VANCOUVER - With one in four B.C. school-age children overweight or obese, the provincial government has launched a shape-up plan it says is the most aggressive in Canada.

The B.C. Education Ministry will require all students to have at least 30 minutes of physical activity a day by next September and accelerate a plan to clear out junk foods from schools starting in January.

"We are the only jurisdiction that has looked at mandatory daily physical activity for K (kindergarten) through Grade 12,'' Bond told reporters in a conference call Tuesday.

"So this would position us as leaders in the country.''

The ambitious initiative is being greeted warmly by the province's educators.

"Healthy and active children are teachable children,'' Les Dukowski, president of the B.C. Principals and Vice-Principals Association, said in a news release

Many of the policy's nuts and bolts still have to be worked out, Bond said.
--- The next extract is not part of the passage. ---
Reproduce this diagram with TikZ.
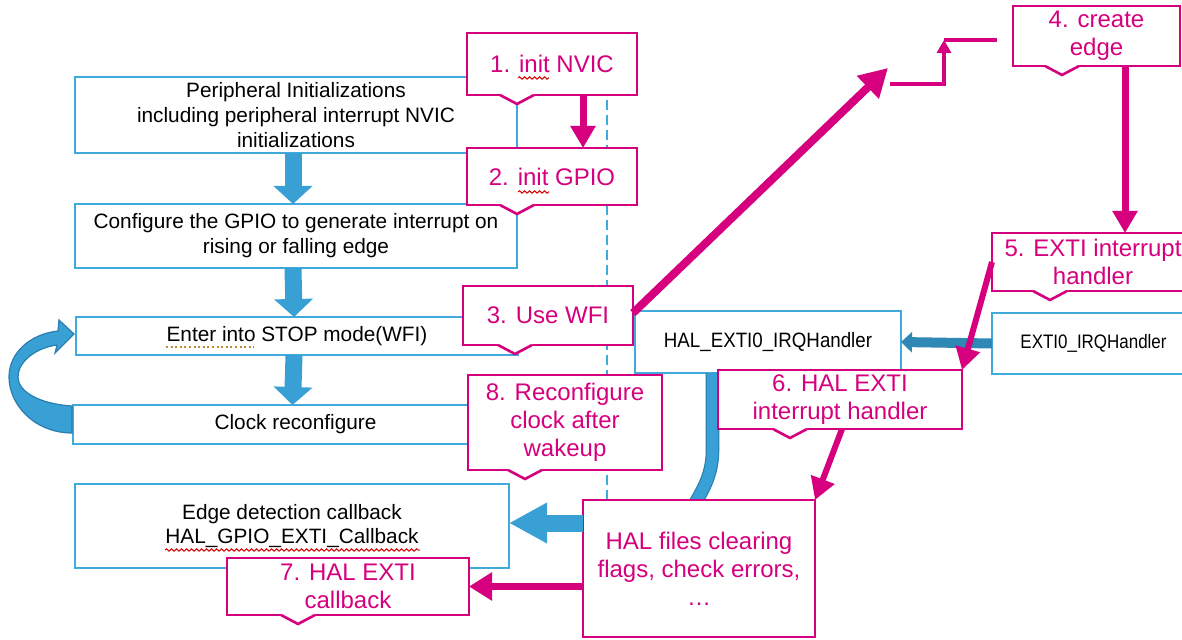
\documentclass[tikz,border=0pt]{standalone}
\usepackage{fontspec}
\usepackage{graphicx}
\setmainfont{Liberation Sans}
\usetikzlibrary{arrows.meta,calc,decorations.pathmorphing}
\definecolor{boxblue}{HTML}{41AADC}
\definecolor{arrblue}{HTML}{38A0D4}
\definecolor{darkblue}{HTML}{2A7EB0}
\definecolor{pinkc}{HTML}{D6007E}
\definecolor{dashblue}{HTML}{3FA9E0}
\definecolor{spellbrown}{HTML}{C08A30}
\newcommand\drawnotch[2]{%
  \fill[white] ($(#1.south west)+(#2-17,-2)$) -- ($(#1.south west)+(#2+17,-2)$) --
    ($(#1.south west)+(#2+17,0)$) -- ($(#1.south west)+(#2,9)$) -- ($(#1.south west)+(#2-17,0)$) -- cycle;
  \draw[pinkc, line width=1.3pt, line join=miter] ($(#1.south west)+(#2-17,0)$) -- ($(#1.south west)+(#2,9)$) -- ($(#1.south west)+(#2+17,0)$);}
\begin{document}
\begin{tikzpicture}[x=0.5pt,y=-0.5pt,
  sz/.style 2 args={minimum width=#1*0.5pt, minimum height=#2*0.5pt},
  bluebox/.style={draw=boxblue, line width=1pt, fill=white, inner sep=0pt, outer sep=0pt,
    align=center, font=\fontsize{10.4}{12.4}\selectfont, text=black},
  pinkbox/.style={draw=pinkc, line width=1.3pt, fill=white, inner sep=0pt, outer sep=0pt,
    align=center, font=\fontsize{12}{14}\selectfont, text=pinkc},
  bigblue/.style={draw=arrblue, line width=8.5pt, -{Triangle[length=9pt,width=19pt]}},
  pinkarrow/.style={draw=pinkc, line width=3.5pt, -{Triangle[length=11pt,width=12pt]}},
  squiggle/.style={red!85!black, line width=0.5pt, decorate,
    decoration={snake, amplitude=0.6pt, segment length=2.5pt}}]
\useasboundingbox (0,0) rectangle (1182,640);
\fill[white] (0,0) rectangle (1182,640);

% dashed separator
\coordinate (dtop) at (607,40);
\coordinate (dbot) at (607,640);
\draw[dashblue, line width=1pt, dash pattern=on 5pt off 2.5pt] (dtop) -- (dbot);

% blue boxes
\node[bluebox, sz={442}{76}] (peri) at (296,115)
  {Peripheral Initializations\\including peripheral interrupt NVIC\\initializations};
\node[bluebox, sz={442}{64}] (conf) at (296,236)
  {Configure the GPIO to generate interrupt on\\rising or falling edge};
\node[bluebox, sz={442}{38}] (enter) at (297,336) {Enter into STOP mode(WFI)};
\node[bluebox, sz={445}{39}] (clock) at (295.5,424.5) {Clock reconfigure};
\node[bluebox, sz={434}{84}] (edge) at (292,526)
  {Edge detection callback\\HAL\_GPIO\_EXTI\_Callback};
\node[bluebox, sz={266}{62}] (halirq) at (768,342) {\scalebox{0.9}[1]{HAL\_EXTI0\_IRQHandler}};
\node[bluebox, sz={203}{61}, font=\fontsize{9.75}{11}\selectfont] (exti) at (1093.5,343.5)
  {\scalebox{0.87}[1]{EXTI0\_IRQHandler}};

% spell-check marks
\draw[spellbrown, line width=1.1pt, dash pattern=on 1pt off 1.3pt] (166,347) -- (254,347);
\draw[squiggle] (165,550) -- (420,550);

% blue block arrows
\draw[bigblue] ([xshift=-1.5pt]peri.south) -- ([xshift=-1.5pt]conf.north);
\draw[bigblue] ([xshift=-1.5pt]conf.south) -- ([xshift=-1.5pt]enter.north);
\draw[bigblue] ([xshift=-1.5pt]enter.south) -- ([xshift=-1.5pt]clock.north);
\draw[draw=arrblue!85!black, line width=5pt, -{Triangle[length=5.5pt,width=10pt]}] (exti.west) -- (halirq.east);

% curved loop arrow
\filldraw[fill=arrblue, draw=darkblue, line width=0.6pt]
  (72,406) .. controls (40,404) and (18,392) .. (18,377)
  .. controls (18,362) and (35,348) .. (57,345)
  -- (55,353) -- (74,334) -- (59,320) -- (58,331)
  .. controls (30,334) and (9,353) .. (9,377)
  .. controls (9,405) and (35,433) .. (72,433) -- cycle;

% band from HAL_EXTI0 handler into HAL files box
\coordinate (bandtop) at ($(halirq.south west)+(77.5,0)$);
\coordinate (bandmid) at ($(bandtop)+(0,77)$);
\coordinate (bandend) at (690,512);
\draw[darkblue, line width=6.8pt] (bandtop) -- (bandmid) .. controls ($(bandmid)+(0,28)$) and ($(bandend)+(10,-18)$) .. (bandend);
\draw[arrblue, line width=5.6pt] (bandtop) -- (bandmid) .. controls ($(bandmid)+(0,28)$) and ($(bandend)+(10,-18)$) .. (bandend);

% pink boxes
\node[pinkbox, sz={170}{62}] (b1) at (552,64) {1. init NVIC};
\drawnotch{b1}{50}
\node[pinkbox, sz={170}{57}] (b2) at (552,176.5) {2. init GPIO};
\drawnotch{b2}{50}
\node[pinkbox, sz={170}{59}] (b3) at (548,315.5) {3. Use WFI};
\drawnotch{b3}{52}
\node[pinkbox, sz={194}{95}] (b8) at (565,422.5) {8. Reconfigure\\clock after\\wakeup};
\drawnotch{b8}{57}
\node[pinkbox, sz={167}{60}] (b4) at (1096.5,36) {4. create\\edge};
\drawnotch{b4}{49}
\node[pinkbox, sz={202}{58}] (b5) at (1093,262) {5. EXTI interrupt\\handler};
\drawnotch{b5}{58}
\node[pinkbox, sz={244}{59}] (b6) at (840,399.5) {6. HAL EXTI\\interrupt handler};
\drawnotch{b6}{72}
\node[pinkbox, sz={232}{137}] (hal) at (699,568.5) {HAL files clearing\\flags, check errors,\\…};
\node[pinkbox, sz={242}{57}] (b7) at (348,586.5) {7. HAL EXTI\\callback};
\drawnotch{b7}{71}

% squiggles under "init"
\draw[squiggle] (518,78) -- (549,78);
\draw[squiggle] (518,192) -- (549,192);

% blue arrow from HAL files to callback box
\draw[arrblue, line width=8.5pt, -{Triangle[length=19pt,width=19pt]}]
  ([yshift=1.5pt]hal.west |- edge.east) -- ([yshift=1.5pt]edge.east);

% pink arrows
\draw[pinkarrow] ($(b1.south west)+(116,0)$) -- ($(b2.north west)+(116,0)$);
\coordinate (wfi) at ($(b3.north east)+(0,27)$);
\coordinate (wfitip) at (888,68);
\draw[draw=pinkc, line width=4pt, -{Triangle[length=14pt,width=15pt]}] (wfi) -- (wfitip);
\coordinate (e1) at (890,84);
\coordinate (e2) at (944,40);
\coordinate (e3) at (997,40);
\draw[draw=pinkc, line width=2pt, -{Triangle[length=6.5pt,width=7pt]}] (e1) -| (e2);
\draw[draw=pinkc, line width=2pt] (e2) -- (e3);
\draw[pinkarrow] ($(b4.south west)+(112,0)$) -- ($(b5.north west)+(133,0)$);
\draw[pinkarrow, line width=3pt] (b5.west) -- (b6.north east);
\draw[pinkarrow, line width=3pt] ($(b6.south west)+(124,0)$) -- (hal.north east);
\draw[pinkarrow, -{Triangle[length=11.5pt,width=13.5pt]}] (hal.west |- b7.east) -- (b7.east);
\end{tikzpicture}
\end{document}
A number of so-called leader school districts will be used to test programs and techniques on the way to full implementation covering 560,000 students in public schools and 60,000 in independent schools.

"I don't think it will look the same across the province,'' said Bond. "The expectation will remain the same.''

The goal, she said is to embed the habits of regular activity and healthy eating in students in hopes they'll keep up the lifestyle as adults.

British Columbians generally track ahead of other Canadians when it comes to levels of health and fitness. But that hasn't made the province immune from the trend towards increasingly unfit kids.

"We are still trending the wrong way with respect to childhood obesity,'' Gordon Hogg, minister for ActNow B.C., said in an interview.

"So we are leading but it's not a very good reference group that we are being compared against.''

Hogg's ministerial mandate is to make British Columbia the healthiest jurisdiction to hold an Olympics when Vancouver and Whistler host the 2010 Winter Olympic and Paralympic Games.

The number of Canadian children who walk or bicycle to school has dropped to 20 per cent from more than 50 per cent in the 1980s, he said. A quarter of kids' waking hours are spent before a video screen of some kind.

"We've become pretty sedentary and super-sized and it's how we start to deal with those two things, the activity and the intake.''

Physical education is mandatory in B.C. schools up to Grade 10 and that won't change.

"Phys-ed alone does not address this,'' said Hogg.

Under the new policy, schools will offer a half hour of physical activity each day, either in school or during breaks.

Non-school activities such as sports, dance classes, biking or even walking to school can be counted against each student's 30-minute requirement, as will phys ed classes.

Students in Grades 10 to 12 will get a more flexible guideline of 150 minutes a week. They must already show they've done 80 hours of physical activity before they graduate, Bond noted.

The province is also speeding up restrictions on foods that can be sold in cafeterias, vending machines and fundraising events.

Foods in the not-recommended and choose-least categories will be expanded in line with changes to the Canada Food Guide that put more red flags against salty and sugary foods.

Starting in January in elementary schools and next September in middle and high schools, sales of those foods will end -- a year ahead of schedule.

Schools already have been working to cut the amount of junk food available to kids, said Penny Tees, president of the B.C. School Trustees Association.

"Certainly I'd say the last two to three years there's been much more attention within schools and districts about healthy choices,'' she said from Winlaw, B.C., near Nelson. "Some districts have taken a stronger lead than others.''

Tees said it's important that individual schools and school districts be able to apply the new policies in ways that work for them.

"It's not something you just want to impose,'' she said. "It will come from the ground up, I think, and every school will have its own approach.''

Tees and both ministers say parents play an important role in making the policy work, in ensuring they pack nutritious lunches for their kids and act as role models when it comes to fitness and healthy eating.

But Bond conceded there's nothing to prevent students from bringing what they want to school.

"We know that young people today have certainly got minds of their own and many of them will choose to go to the convenience store next door to the school,'' she said.

But many schools are already junk-food free and have launched their own fitness activities, helped by her ministry's Action Schools program.

Bond got a first-hand experience when she took part in a 10-minute classroom"chair aerobics'' session at a Vancouver elementary school.